Barrelhouse Shake-Down
Boogie woogie piano starts this. The band drive forward feeling like an old-time outfit. Horns bring a lot of jazz to the table and this instrumental really grooves. At times it feels like a real old-school swing band is in the house. There's some killer piano work on this bouncing little number.
So Far to Fall
Drums bring this thing into being. The band work in from there, creating a cool fusion kind of jam. It fires out into some fast paced jazz leaning stuff for a quick burst. The vocals scream out over this section, and the track really has a powerhouse prog rock arrangement. It's left-of-center and quite jazzy in a lot of ways.
Maple Leaf Rag
This old-time based cut feels like something from an old movie. It's bouncy and a lot of fun.

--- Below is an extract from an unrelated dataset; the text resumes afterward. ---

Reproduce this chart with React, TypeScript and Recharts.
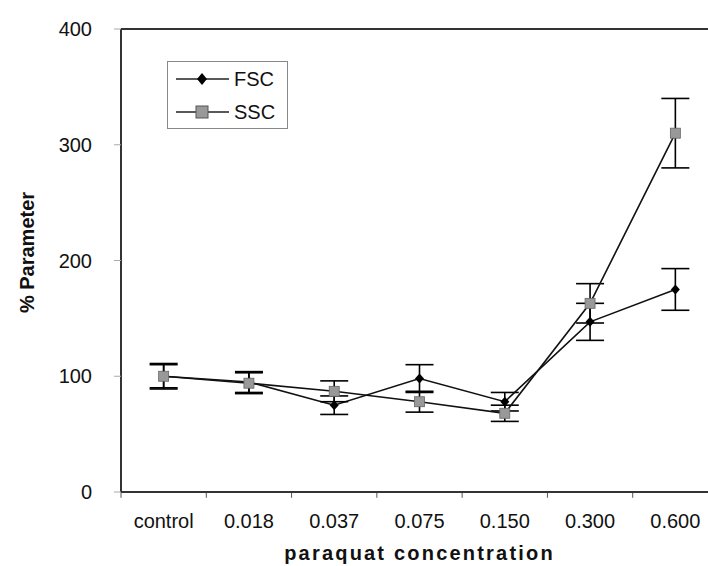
import React from "react";
import {
  LineChart,
  Line,
  XAxis,
  YAxis,
  ErrorBar,
  ReferenceLine,
} from "recharts";

const categories = ["control", "0.018", "0.037", "0.075", "0.150", "0.300", "0.600"];
const fsc = [100, 95, 75, 98, 78, 147, 175];
const fscErr = [10, 9, 8, 12, 8, 16, 18];
const ssc = [100, 94, 87, 78, 68, 163, 310];
const sscErr = [11, 9, 9, 9, 7, 17, 30];
const yTicks = [0, 100, 200, 300, 400];

const FONT = '"Liberation Sans", Arial, sans-serif';

const data = categories.map((name, i) => ({
  x: i + 0.5,
  name,
  fsc: fsc[i],
  fscErr: fscErr[i],
  ssc: ssc[i],
  sscErr: sscErr[i],
}));

// band centres carry the labels, band edges carry the tick marks
const centres = categories.map((_, i) => i + 0.5);
const edges = categories.map((_, i) => i);
const yMax = yTicks[yTicks.length - 1];

function Diamond(props: any) {
  const { cx, cy, index } = props;
  if (cx == null || cy == null) return null;
  return (
    <path
      key={`d-${index}`}
      d={`M${cx},${cy - 5}L${cx + 4.5},${cy}L${cx},${cy + 5}L${cx - 4.5},${cy}Z`}
      fill="#000"
    />
  );
}

function Square(props: any) {
  const { cx, cy, index } = props;
  if (cx == null || cy == null) return null;
  return (
    <rect
      key={`s-${index}`}
      x={cx - 5}
      y={cy - 5}
      width={10}
      height={10}
      fill="#999"
      stroke="#666"
      strokeWidth={0.8}
    />
  );
}

function LegendBox() {
  const rows = [
    { name: "FSC", marker: "diamond" },
    { name: "SSC", marker: "square" },
  ];
  return (
    <div
      style={{
        position: "absolute",
        left: 167,
        top: 61,
        width: 119,
        height: 66,
        border: "1.5px solid #888",
        background: "#fff",
        fontFamily: FONT,
      }}
    >
      <svg width={119} height={66}>
        {rows.map((r, i) => {
          const y = 17 + i * 33;
          return (
            <g key={r.name}>
              <line x1={8} x2={61} y1={y} y2={y} stroke="#222" strokeWidth={1.5} />
              {r.marker === "diamond" ? (
                <path d={`M34,${y - 6}L39,${y}L34,${y + 6}L29,${y}Z`} fill="#000" />
              ) : (
                <rect x={28} y={y - 6} width={12} height={12} fill="#999" stroke="#555" strokeWidth={1} />
              )}
              <text x={66} y={y + 7} fontSize={20} fill="#111" fontFamily={FONT}>
                {r.name}
              </text>
            </g>
          );
        })}
      </svg>
    </div>
  );
}

export default function App() {
  return (
    <div
      style={{
        position: "absolute",
        left: 0,
        top: 0,
        width: 708,
        height: 566,
        overflow: "hidden",
        background: "#fff",
        fontFamily: FONT,
      }}
    >
      <LineChart
        width={708}
        height={566}
        data={data}
        margin={{ top: 29, right: -10, bottom: 0, left: 0 }}
      >
        <XAxis
          dataKey="x"
          type="number"
          domain={[0, categories.length]}
          ticks={centres}
          tickFormatter={(v: number) => categories[Math.floor(v)]}
          tickLine={false}
          tickSize={6}
          tickMargin={16}
          axisLine={{ stroke: "#333", strokeWidth: 2 }}
          tick={{ fontSize: 20, fill: "#111", fontFamily: FONT }}
          interval={0}
          height={74}
          label={{
            value: "paraquat concentration",
            position: "insideBottom",
            offset: 6,
            style: {
              fontSize: 20,
              fontWeight: "bold",
              fill: "#111",
              letterSpacing: 2.2,
              fontFamily: FONT,
            },
          }}
        />
        <YAxis
          type="number"
          domain={[0, yMax]}
          ticks={yTicks}
          width={121}
          tickSize={7}
          tickMargin={22}
          tickLine={{ stroke: "#aaa" }}
          axisLine={{ stroke: "#333", strokeWidth: 2 }}
          tick={{ fontSize: 20, fill: "#111", fontFamily: FONT }}
          label={{
            value: "% Parameter",
            angle: -90,
            position: "insideLeft",
            offset: 27,
            dy: -8,
            style: {
              fontSize: 20,
              fontWeight: "bold",
              fill: "#111",
              textAnchor: "middle",
              fontFamily: FONT,
            },
          }}
        />
        <ReferenceLine
          segment={[
            { x: 0, y: yMax },
            { x: categories.length, y: yMax },
          ]}
          stroke="#333"
          strokeWidth={2}
          ifOverflow="visible"
        />
        {edges.map((e) => (
          <ReferenceLine
            key={`edge-${e}`}
            segment={[
              { x: e, y: 0 },
              { x: e, y: -5 },
            ]}
            stroke="#555"
            strokeWidth={1}
            ifOverflow="visible"
          />
        ))}
        <Line
          dataKey="fsc"
          name="FSC"
          stroke="#111"
          strokeWidth={1.6}
          dot={<Diamond />}
          activeDot={false}
          isAnimationActive={false}
        >
          <ErrorBar dataKey="fscErr" width={14} stroke="#000" strokeWidth={1.6} direction="y" isAnimationActive={false} />
        </Line>
        <Line
          dataKey="ssc"
          name="SSC"
          stroke="#111"
          strokeWidth={1.6}
          dot={<Square />}
          activeDot={false}
          isAnimationActive={false}
        >
          <ErrorBar dataKey="sscErr" width={14} stroke="#000" strokeWidth={1.6} direction="y" isAnimationActive={false} />
        </Line>
      </LineChart>
      <LegendBox />
    </div>
  );
}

I Believe in Father Christmas
A powerful balladic number, this makes for a great holiday track. I’m just not sure how well it works other times of the year. Still, I really like this song.
Close but Not Touching

Drums bring this into being. The cut has a real fife and drum vibe early. It shifts to rocking kind of jam from there that's classic ELP and jazzy at the same time. Horns reinforce that jazz thing, but the cut fires out to some smoking hot psychedelically tinged prog, too.

Honky Tonk Train Blues
A jazzy little romp, the piano really drives this piece. There’s a cool section late in the piece where you basically have three guys serving as a big band.
Show Me the Way to Go Home
A bluesy piano starts this piece. The cut drives onward as a piano solo. Lake's vocal comes over the top, lending a real soulful kind of groove. A short piano solo after the vocal part ends gives way to a full band treatment in a very jazz format. The vocals returns over the top of the more powered up textures for a short bit at the end. The closing musical motif feels more rock like.